For ecommerce brands that want to scale cleanly, PIM is not just a technical upgrade. It is an operational foundation. And for supplier-led businesses, especially those expanding product selection through platforms like Spocket, strong product information management can be the difference between a cluttered catalog and a conversion-ready storefront.

When product data becomes a growth bottleneck, that is usually your signal. It is time to stop managing product information everywhere and start managing it properly in one place.

FAQs About PIM for Ecommerce

What is PIM in ecommerce?

PIM in ecommerce stands for Product Information Management. It is the process of centralizing and managing product data such as titles, descriptions, specifications, images, and attributes so it can be published consistently across all sales channels.

When do you need PIM for ecommerce?

You usually need PIM when your catalog becomes too large or too complex to manage manually, especially if you sell across multiple channels, work with many suppliers, or struggle with inconsistent product data.

Is PIM only for large ecommerce businesses?

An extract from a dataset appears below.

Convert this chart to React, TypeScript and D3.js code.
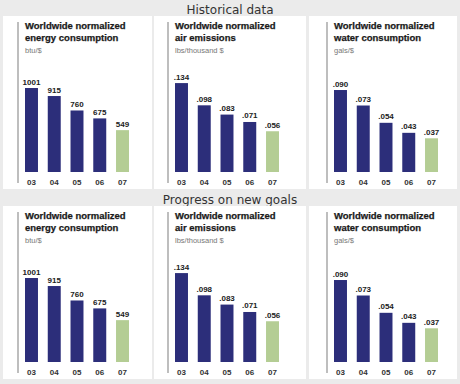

No. Large catalogs benefit the most, but mid-sized and fast-growing stores can also gain a lot from PIM, particularly if product data quality is slowing down launches or causing listing errors.

How is PIM different from inventory management?

Inventory management tracks stock levels and product movement. PIM manages the descriptive and structural information about products, such as attributes, specifications, titles, images, and channel-ready content.

Can PIM help dropshipping stores?

Yes. Dropshipping stores often work with supplier data from multiple sources. PIM helps standardize and enrich that data so product pages are more accurate, consistent, and conversion-friendly.